= THE TASK =
Leaving the pictures aside, transcribe every line below exactly.

= GIVEN DATA =
<<<<

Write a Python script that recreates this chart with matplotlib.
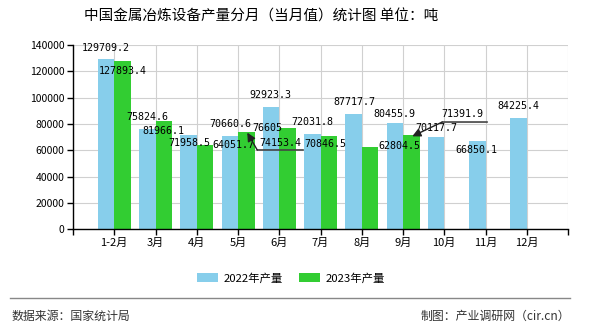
import matplotlib
matplotlib.use("Agg")
import matplotlib.pyplot as plt
from matplotlib.transforms import ScaledTranslation
import numpy as np

plt.rcParams['font.family'] = ['Noto Sans CJK SC', 'DejaVu Sans']

title = "中国金属冶炼设备产量分月（当月值）统计图 单位：吨"
categories = ["1-2月", "3月", "4月", "5月", "6月", "7月", "8月", "9月", "10月", "11月", "12月"]
series_names = ["2022年产量", "2023年产量"]
values_2022 = [129709.2, 75824.6, 71958.5, 70660.6, 92923.3, 72031.8, 87717.7, 80455.9, 70117.7, 66850.1, 84225.4]
values_2023 = [127893.4, 81966.1, 64051.7, 74153.4, 76605, 70846.5, 62804.5, 71391.9]
yticks = [0, 20000, 40000, 60000, 80000, 100000, 120000, 140000]
source_left = "数据来源：国家统计局"
source_right = "制图：产业调研网（cir.cn）"

colors = ["#87CEEB", "#32CD32"]

# label offsets in pixels (dx right, dy up) relative to bar top
off_2022 = [(0, 11), (0, 12.5), (0.5, -8.4), (0.5, 12.3), (-0.5, 12), (0, 12.5),
            (0.5, 11.8), (0, 9.4), (0, 9), (-1, -8.7), (0, 12.4)]
off_2023 = [(0.7, -9.8), (-0.5, -9.3), (28, 0), (34, -11.3), (-20, 0.5), (-3.5, -8),
            (29, 0.5), (51, 21.3)]
# leader lines: index in 2023 series -> (underline left, underline right) offsets in px
leaders = {3: ((11, -18.3), (57, -18.3)), 7: ((31, 13.3), (76, 13.3))}


def fmt(v):
    s = f"{v:.1f}"
    if s.endswith(".0"):
        s = s[:-2]
    return s


fig = plt.figure(figsize=(5.9, 3.3), dpi=100)
ax = fig.add_axes([73 / 590, (330 - 229.3) / 330, (568 - 73) / 590, (229.3 - 45) / 330])

x = np.arange(len(categories))
w = 0.4
b1 = ax.bar(x - w / 2, values_2022, width=w, color=colors[0], label=series_names[0], zorder=2)
x2 = np.arange(len(values_2023))
b2 = ax.bar(x2 + w / 2, values_2023, width=w, color=colors[1], label=series_names[1], zorder=2)

ax.set_xlim(-1, len(categories))
ax.set_ylim(0, 140000)
ax.set_yticks(yticks)
ax.set_yticklabels([str(v) for v in yticks], fontsize=7.5)
ax.set_xticks(np.arange(-1, len(categories) + 1))
ax.set_xticklabels([""] + categories + [""], fontsize=8)
ax.grid(True, color="#d0d0d0", lw=0.8, zorder=0)
ax.set_axisbelow(True)
for s in ["top", "right"]:
    ax.spines[s].set_visible(False)
for s in ["left", "bottom"]:
    ax.spines[s].set_color("black")
    ax.spines[s].set_linewidth(1)
ax.tick_params(axis="both", direction="out", length=4, width=1, color="black", pad=2)

mono = dict(family="DejaVu Sans Mono", fontsize=7.2, color="black")


def pxtrans(dx, dy):
    return ax.transData + ScaledTranslation(dx / 100, dy / 100, fig.dpi_scale_trans)


for i, v in enumerate(values_2022):
    xb = x[i] - w / 2
    dx, dy = off_2022[i]
    ax.text(xb, v, fmt(v), transform=pxtrans(dx, dy),
            ha="center", va="center", zorder=5, **mono)

for i, v in enumerate(values_2023):
    xb = x2[i] + w / 2
    dx, dy = off_2023[i]
    ax.text(xb, v, fmt(v), transform=pxtrans(dx, dy), ha="center", va="center", zorder=5, **mono)
    if i in leaders:
        (lx, ly), (rx, ry) = leaders[i]
        ax.annotate("", xy=(xb, v), xycoords=pxtrans(rx, ry), xytext=(xb, v),
                    textcoords=pxtrans(lx, ly),
                    arrowprops=dict(arrowstyle="-", color="#444444", lw=1.2,
                                    shrinkA=0, shrinkB=0), zorder=5)
        ax.annotate("", xy=(xb, v), xycoords=pxtrans(1, -1), xytext=(xb, v),
                    textcoords=pxtrans(lx, ly),
                    arrowprops=dict(arrowstyle="-|>,head_length=0.5,head_width=0.25",
                                    color="#222222", lw=1.0, shrinkA=0, shrinkB=0), zorder=5)

fig.text(261 / 590, 1 - 17 / 330, title, ha="center", va="center", fontsize=10.5, color="black")

fig.legend(handles=[b1, b2], labels=series_names, loc="center",
           bbox_to_anchor=(291 / 590, 1 - 278 / 330), ncol=2, frameon=False,
           fontsize=8.2, handlelength=1.85, handleheight=0.9, handletextpad=0.5,
           columnspacing=1.4)

fig.add_artist(plt.Line2D([10 / 590, 570 / 590], [1 - 298 / 330, 1 - 298 / 330],
                          color="#888888", lw=1))
fig.text(12 / 590, 1 - 316 / 330, source_left, ha="left", va="center", fontsize=8.6, color="#333333")
fig.text(570 / 590, 1 - 316 / 330, source_right, ha="right", va="center", fontsize=8.6, color="#333333")

fig.savefig("out.png", dpi=100)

>>>>

= THE ANSWER =
Write a Python script that recreates this chart with matplotlib.
import matplotlib
matplotlib.use("Agg")
import matplotlib.pyplot as plt
from matplotlib.transforms import ScaledTranslation
import numpy as np

plt.rcParams['font.family'] = ['Noto Sans CJK SC', 'DejaVu Sans']

title = "中国金属冶炼设备产量分月（当月值）统计图 单位：吨"
categories = ["1-2月", "3月", "4月", "5月", "6月", "7月", "8月", "9月", "10月", "11月", "12月"]
series_names = ["2022年产量", "2023年产量"]
values_2022 = [129709.2, 75824.6, 71958.5, 70660.6, 92923.3, 72031.8, 87717.7, 80455.9, 70117.7, 66850.1, 84225.4]
values_2023 = [127893.4, 81966.1, 64051.7, 74153.4, 76605, 70846.5, 62804.5, 71391.9]
yticks = [0, 20000, 40000, 60000, 80000, 100000, 120000, 140000]
source_left = "数据来源：国家统计局"
source_right = "制图：产业调研网（cir.cn）"

colors = ["#87CEEB", "#32CD32"]

# label offsets in pixels (dx right, dy up) relative to bar top
off_2022 = [(0, 11), (0, 12.5), (0.5, -8.4), (0.5, 12.3), (-0.5, 12), (0, 12.5),
            (0.5, 11.8), (0, 9.4), (0, 9), (-1, -8.7), (0, 12.4)]
off_2023 = [(0.7, -9.8), (-0.5, -9.3), (28, 0), (34, -11.3), (-20, 0.5), (-3.5, -8),
            (29, 0.5), (51, 21.3)]
# leader lines: index in 2023 series -> (underline left, underline right) offsets in px
leaders = {3: ((11, -18.3), (57, -18.3)), 7: ((31, 13.3), (76, 13.3))}


def fmt(v):
    s = f"{v:.1f}"
    if s.endswith(".0"):
        s = s[:-2]
    return s


fig = plt.figure(figsize=(5.9, 3.3), dpi=100)
ax = fig.add_axes([73 / 590, (330 - 229.3) / 330, (568 - 73) / 590, (229.3 - 45) / 330])

x = np.arange(len(categories))
w = 0.4
b1 = ax.bar(x - w / 2, values_2022, width=w, color=colors[0], label=series_names[0], zorder=2)
x2 = np.arange(len(values_2023))
b2 = ax.bar(x2 + w / 2, values_2023, width=w, color=colors[1], label=series_names[1], zorder=2)

ax.set_xlim(-1, len(categories))
ax.set_ylim(0, 140000)
ax.set_yticks(yticks)
ax.set_yticklabels([str(v) for v in yticks], fontsize=7.5)
ax.set_xticks(np.arange(-1, len(categories) + 1))
ax.set_xticklabels([""] + categories + [""], fontsize=8)
ax.grid(True, color="#d0d0d0", lw=0.8, zorder=0)
ax.set_axisbelow(True)
for s in ["top", "right"]:
    ax.spines[s].set_visible(False)
for s in ["left", "bottom"]:
    ax.spines[s].set_color("black")
    ax.spines[s].set_linewidth(1)
ax.tick_params(axis="both", direction="out", length=4, width=1, color="black", pad=2)

mono = dict(family="DejaVu Sans Mono", fontsize=7.2, color="black")


def pxtrans(dx, dy):
    return ax.transData + ScaledTranslation(dx / 100, dy / 100, fig.dpi_scale_trans)


for i, v in enumerate(values_2022):
    xb = x[i] - w / 2
    dx, dy = off_2022[i]
    ax.text(xb, v, fmt(v), transform=pxtrans(dx, dy),
            ha="center", va="center", zorder=5, **mono)

for i, v in enumerate(values_2023):
    xb = x2[i] + w / 2
    dx, dy = off_2023[i]
    ax.text(xb, v, fmt(v), transform=pxtrans(dx, dy), ha="center", va="center", zorder=5, **mono)
    if i in leaders:
        (lx, ly), (rx, ry) = leaders[i]
        ax.annotate("", xy=(xb, v), xycoords=pxtrans(rx, ry), xytext=(xb, v),
                    textcoords=pxtrans(lx, ly),
                    arrowprops=dict(arrowstyle="-", color="#444444", lw=1.2,
                                    shrinkA=0, shrinkB=0), zorder=5)
        ax.annotate("", xy=(xb, v), xycoords=pxtrans(1, -1), xytext=(xb, v),
                    textcoords=pxtrans(lx, ly),
                    arrowprops=dict(arrowstyle="-|>,head_length=0.5,head_width=0.25",
                                    color="#222222", lw=1.0, shrinkA=0, shrinkB=0), zorder=5)

fig.text(261 / 590, 1 - 17 / 330, title, ha="center", va="center", fontsize=10.5, color="black")

fig.legend(handles=[b1, b2], labels=series_names, loc="center",
           bbox_to_anchor=(291 / 590, 1 - 278 / 330), ncol=2, frameon=False,
           fontsize=8.2, handlelength=1.85, handleheight=0.9, handletextpad=0.5,
           columnspacing=1.4)

fig.add_artist(plt.Line2D([10 / 590, 570 / 590], [1 - 298 / 330, 1 - 298 / 330],
                          color="#888888", lw=1))
fig.text(12 / 590, 1 - 316 / 330, source_left, ha="left", va="center", fontsize=8.6, color="#333333")
fig.text(570 / 590, 1 - 316 / 330, source_right, ha="right", va="center", fontsize=8.6, color="#333333")

fig.savefig("out.png", dpi=100)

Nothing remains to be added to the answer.